ある時、唐の6代目の皇帝であった玄宗が瘧(おこり、マラリア)という病気にかかり、
床に伏せってしまいました。
玄宗皇帝は、高熱のなかでうなされているときに夢を見ました。宮廷内で小鬼が悪戯を
して廻っていると、どこからともなく大鬼が現れて、小鬼を難なく捕えてて食べてしま
ったのです。玄宗皇帝が、大鬼に「あなたは何者なのですか。」と、その正体を尋ねると、
「自分は終南県出身の鍾馗という者です。
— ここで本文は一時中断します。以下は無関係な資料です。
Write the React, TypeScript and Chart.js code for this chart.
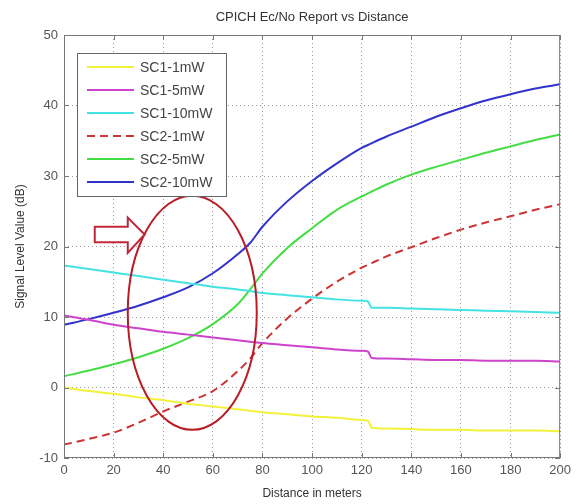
import React, { useEffect, useRef } from "react";
import { Chart, registerables } from "chart.js";

Chart.register(...registerables);

const chartTitle = "CPICH Ec/No Report vs Distance";
const xTitle = "Distance in meters";
const yTitle = "Signal Level Value (dB)";

const distances = [0, 10, 20, 30, 40, 50, 60, 70, 75, 80, 90, 100, 110, 120, 122.5, 124, 130, 140, 150, 160, 170, 180, 190, 200];

const sc1_1mW = [0, -0.5, -0.9, -1.4, -1.8, -2.3, -2.7, -3.1, -3.3, -3.5, -3.8, -4.1, -4.3, -4.6, -4.7, -5.7, -5.8, -5.9, -6.0, -6.0, -6.1, -6.1, -6.1, -6.2];
const sc1_5mW = [10.2, 9.6, 8.9, 8.4, 7.9, 7.5, 7.1, 6.7, 6.5, 6.3, 6.0, 5.7, 5.4, 5.2, 5.1, 4.2, 4.1, 4.0, 3.9, 3.9, 3.8, 3.8, 3.8, 3.7];
const sc1_10mW = [17.3, 16.8, 16.3, 15.8, 15.3, 14.8, 14.3, 13.9, 13.7, 13.4, 13.1, 12.8, 12.5, 12.3, 12.2, 11.3, 11.3, 11.2, 11.1, 11.0, 10.9, 10.8, 10.7, 10.6];
const sc2_1mW = [-8.1, -7.3, -6.4, -5.0, -3.4, -2.0, -0.5, 2.3, 4.1, 6.3, 9.8, 12.6, 15.0, 17.0, 17.4, 17.65, 18.6, 19.9, 21.2, 22.4, 23.4, 24.3, 25.2, 26.0];
const sc2_5mW = [1.6, 2.4, 3.3, 4.3, 5.5, 7.0, 9.0, 11.8, 13.9, 16.2, 19.8, 22.6, 25.2, 27.1, 27.55, 27.8, 28.8, 30.2, 31.3, 32.3, 33.3, 34.2, 35.1, 35.9];
const sc2_10mW = [8.9, 9.7, 10.6, 11.6, 12.8, 14.2, 16.2, 18.9, 20.5, 22.8, 26.4, 29.3, 31.8, 34.0, 34.4, 34.65, 35.6, 37.0, 38.4, 39.6, 40.7, 41.6, 42.4, 43.0];

const seriesLabels = ["SC1-1mW", "SC1-5mW", "SC1-10mW", "SC2-1mW", "SC2-5mW", "SC2-10mW"];
const seriesValues = [sc1_1mW, sc1_5mW, sc1_10mW, sc2_1mW, sc2_5mW, sc2_10mW];
const seriesColors = ["#f2f23a", "#cc44cc", "#44e2e2", "#cc3333", "#44dd44", "#3333cc"];
const seriesDashes: number[][] = [[], [], [], [8, 5], [], []];

// annotation (in data units)
const ellipseCenter = { x: 51.7, y: 10.6 };
const ellipseRadius = { x: 26, y: 16.6 };
const arrowX = [12.4, 25.7, 32.5];
const arrowY = { bodyTop: 22.8, bodyBottom: 20.6, headTop: 24.1, headBottom: 19.1, tip: 21.7 };

const FONT = "Arial, 'Liberation Sans', sans-serif";

const decorPlugin = {
  id: "decor",
  afterDraw(chart: any) {
    const ctx = chart.ctx;
    const { left, right, top, bottom } = chart.chartArea;
    const xs = chart.scales.x;
    const ys = chart.scales.y;
    ctx.save();
    // frame
    ctx.strokeStyle = "#777";
    ctx.lineWidth = 1;
    ctx.setLineDash([]);
    ctx.strokeRect(left + 0.5, top + 0.5, right - left - 1, bottom - top - 1);
    // inner ticks
    ctx.beginPath();
    xs.ticks.forEach((t: any) => {
      const px = Math.round(xs.getPixelForValue(t.value)) + 0.5;
      ctx.moveTo(px, bottom);
      ctx.lineTo(px, bottom - 5);
      ctx.moveTo(px, top);
      ctx.lineTo(px, top + 5);
    });
    ys.ticks.forEach((t: any) => {
      const py = Math.round(ys.getPixelForValue(t.value)) + 0.5;
      ctx.moveTo(left, py);
      ctx.lineTo(left + 5, py);
      ctx.moveTo(right, py);
      ctx.lineTo(right - 5, py);
    });
    ctx.stroke();

    // ellipse
    const cx = xs.getPixelForValue(ellipseCenter.x);
    const cy = ys.getPixelForValue(ellipseCenter.y);
    const rx = Math.abs(xs.getPixelForValue(ellipseCenter.x + ellipseRadius.x) - cx);
    const ry = Math.abs(ys.getPixelForValue(ellipseCenter.y + ellipseRadius.y) - cy);
    ctx.beginPath();
    ctx.ellipse(cx, cy, rx, ry, 0, 0, Math.PI * 2);
    ctx.strokeStyle = "#b81c26";
    ctx.lineWidth = 2;
    ctx.stroke();

    // arrow
    const ax0 = xs.getPixelForValue(arrowX[0]);
    const ax1 = xs.getPixelForValue(arrowX[1]);
    const ax2 = xs.getPixelForValue(arrowX[2]);
    const bt = ys.getPixelForValue(arrowY.bodyTop);
    const bb = ys.getPixelForValue(arrowY.bodyBottom);
    const ht = ys.getPixelForValue(arrowY.headTop);
    const hb = ys.getPixelForValue(arrowY.headBottom);
    const tp = ys.getPixelForValue(arrowY.tip);
    ctx.beginPath();
    ctx.moveTo(ax0, bt);
    ctx.lineTo(ax1, bt);
    ctx.lineTo(ax1, ht);
    ctx.lineTo(ax2, tp);
    ctx.lineTo(ax1, hb);
    ctx.lineTo(ax1, bb);
    ctx.lineTo(ax0, bb);
    ctx.closePath();
    ctx.fillStyle = "#ffffff";
    ctx.fill();
    ctx.strokeStyle = "#c0283a";
    ctx.lineWidth = 2;
    ctx.stroke();

    // legend
    const lx = left + 13;
    const ly = top + 18;
    const lw = 149;
    const lh = 143;
    ctx.fillStyle = "#ffffff";
    ctx.fillRect(lx, ly, lw, lh);
    ctx.strokeStyle = "#666";
    ctx.lineWidth = 1;
    ctx.strokeRect(lx + 0.5, ly + 0.5, lw, lh);
    chart.data.datasets.forEach((ds: any, i: number) => {
      const ry2 = ly + 14 + i * 23;
      ctx.beginPath();
      ctx.setLineDash(ds.borderDash || []);
      ctx.strokeStyle = ds.borderColor;
      ctx.lineWidth = 2;
      ctx.moveTo(lx + 10, ry2);
      ctx.lineTo(lx + 57, ry2);
      ctx.stroke();
      ctx.setLineDash([]);
      ctx.fillStyle = "#444";
      ctx.font = `14px ${FONT}`;
      ctx.textAlign = "left";
      ctx.textBaseline = "middle";
      ctx.fillText(ds.label, lx + 63, ry2 + 1);
    });

    // texts
    ctx.fillStyle = "#333";
    ctx.textAlign = "center";
    ctx.textBaseline = "middle";
    ctx.font = `13px ${FONT}`;
    ctx.fillText(chartTitle, (left + right) / 2, 17);
    ctx.font = `12px ${FONT}`;
    ctx.fillText(xTitle, (left + right) / 2, 494);
    ctx.save();
    ctx.translate(21, (top + bottom) / 2);
    ctx.rotate(-Math.PI / 2);
    ctx.fillText(yTitle, 0, 0);
    ctx.restore();
    ctx.restore();
  },
};

export default function App() {
  const ref = useRef<HTMLCanvasElement | null>(null);
  useEffect(() => {
    if (!ref.current) return;
    const chart = new Chart(ref.current, {
      type: "line",
      data: {
        datasets: seriesLabels.map((label, i) => ({
          label,
          data: distances.map((d, j) => ({ x: d, y: seriesValues[i][j] })),
          borderColor: seriesColors[i],
          backgroundColor: seriesColors[i],
          borderWidth: 2,
          borderDash: seriesDashes[i],
          pointRadius: 0,
          fill: false,
          cubicInterpolationMode: "monotone" as const,
        })),
      },
      options: {
        animation: false,
        responsive: false,
        layout: { padding: { top: 35, right: 13, left: 0, bottom: 0 } },
        plugins: {
          legend: { display: false },
          title: { display: false },
          tooltip: { enabled: false },
        },
        scales: {
          x: {
            type: "linear",
            min: 0,
            max: 200,
            ticks: { stepSize: 20, color: "#555", font: { size: 13, family: FONT }, padding: 5, maxRotation: 0 },
            grid: { color: "#9a9a9a", drawTicks: false, lineWidth: 1 },
            border: { display: false, dash: [1, 3] },
            afterFit: (s: any) => {
              s.height = 46;
            },
          },
          y: {
            type: "linear",
            min: -10,
            max: 50,
            ticks: { stepSize: 10, color: "#555", font: { size: 13, family: FONT }, padding: 6 },
            grid: { color: "#9a9a9a", drawTicks: false, lineWidth: 1 },
            border: { display: false, dash: [1, 3] },
            afterFit: (s: any) => {
              s.width = 64;
            },
          },
        },
      },
      plugins: [decorPlugin],
    });
    return () => chart.destroy();
  }, []);
  return (
    <div style={{ position: "absolute", left: 0, top: 0, width: 576, height: 504, background: "#fff" }}>
      <canvas ref={ref} width={576} height={504} />
    </div>
  );
}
官吏になるため科挙を受験したのですが落第
してしまったので、そのことを恥じて宮中で自殺してしまったのです。
けれども高祖皇帝が自分を手厚く葬ってくれたので、その恩に報いるためにやってきた
のです。」と告げました。
夢から覚めた玄宗皇帝は、病気が治っていることに気付きました。
感謝した玄宗皇帝は、著名な画家に命じて鍾馗の絵姿を描かせました。その絵の出来上
がりは素晴らしくて、玄宗皇帝が夢で見た通りの姿でした。
その話が日本にも伝わって、鍾馗を五月人形にしたり、近畿地方では魔除けとして鍾馗
像を屋根に置く風習が見られるようになりました。
京都市内の民家や商家などでは、現在でも大屋根や小屋根の軒先に、瓦製の鍾馗の人形
が置いてあるのを見かけることができます。
これは、京都の昔話に出てくるお話しとしても有名です。
昔京都三条の薬屋が立派な鬼瓦を屋根に葺いたところ、向かいの扇家の住人が突如原因
不明の病に倒れてしまいました。薬屋の鬼瓦に跳ね返された百鬼という悪い妖怪たちが
向かいの家に入ったのが原因だと判り、百鬼より強い鍾馗を作らせて魔除けとして屋根
に据えたところ、住人の病が完治したのが謂れとされています。
日本人は昔から、人に優れた力を持つ人を尊敬し、特に優れた人は神様として祀りました。
それは、日本人であるかないか、宗教が違うかどうかなどということには関係ありません。
優れたものは素直に認め、それを尊敬し、それに肖ろう(あやかろう)としてきたのです。